Pierzchala took out $24,000 in personal loans to fund his campaign and raised $6,042.35 in individual contributions — a total of $30,042.35.

Neither he nor Myles was immediately available to comment on their fundraising efforts.

Onley raised $12,804.32 through contributions, including a $250 donation from former County Executive Ike Leggett, $75 from state Del. Julie Palakovich Carr, and $100 from state Del. Gabriel Acevero.

She also received $250 from SSGovRelations, a lobbying and consulting firm founded by former County Council Member Steve Silverman, who also served as the county’s Director of Economic Development.

Donnell Newton raised $15,650, including a $12,000 donation to her own campaign. She later transferred that $12,000 to Rockville Forward, a competing slate that includes her own campaign and four council candidates: incumbent Beryl Feinberg, Suzan Pitman, Kuan Lee, and Monique Ashton.

“They all have in-depth experience in the city and bring a great deal to the table in terms of discussions and ideas,” Donnell Newton said. “And by running together, we can share the burden of the campaign.”

Both Onley and Cottes Griffith agreed that financing was one of the benefits of running as part of a team. Onley has contributed $3,000 of her donations to Team Rockville, she said, and every candidate has contributed to the cost of team mailers.

Members of both slates have also donated to their colleagues’ campaigns. Some of the lowest fundraising numbers came from independent candidates including Richard Gottfried, Charles Littlefield, and Donald Masters, all of whom raised less than $1,500 for their campaigns.

Independent candidate Brigitta Mullican was the one exception, with a total of $15,899, including $1,275 in personal loans.
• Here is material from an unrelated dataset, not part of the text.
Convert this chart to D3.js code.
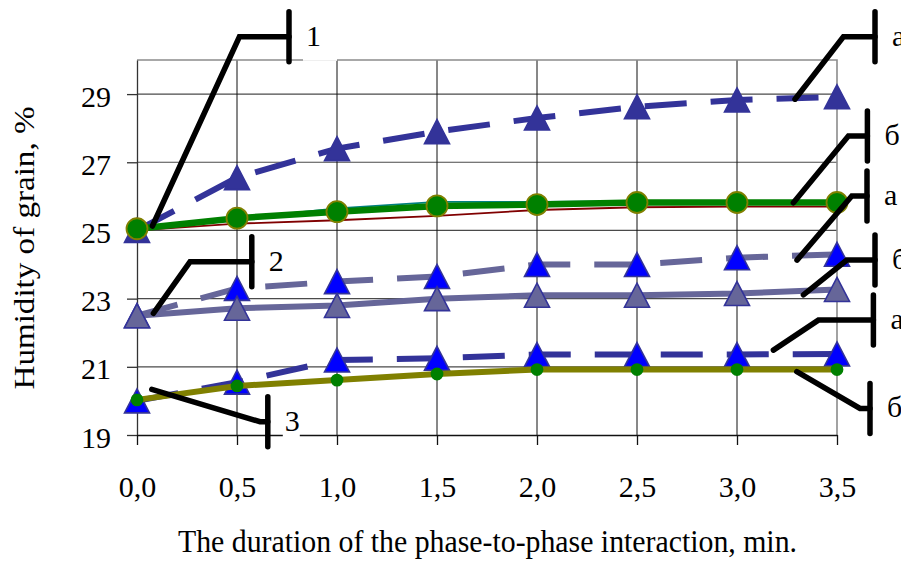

The city will hold a final candidate forum from 6 to 8 p.m. on Tuesday at Twinbrook Community Recreation Center.

The deadline to register for mail-in ballots was Sept. 20, but residents can still register at Rockville City Hall on Election Day to vote in person.

All ballots are due by Nov. 5. Residents can mail or drop their ballots off at City Hall, or cast them in person on Election Day.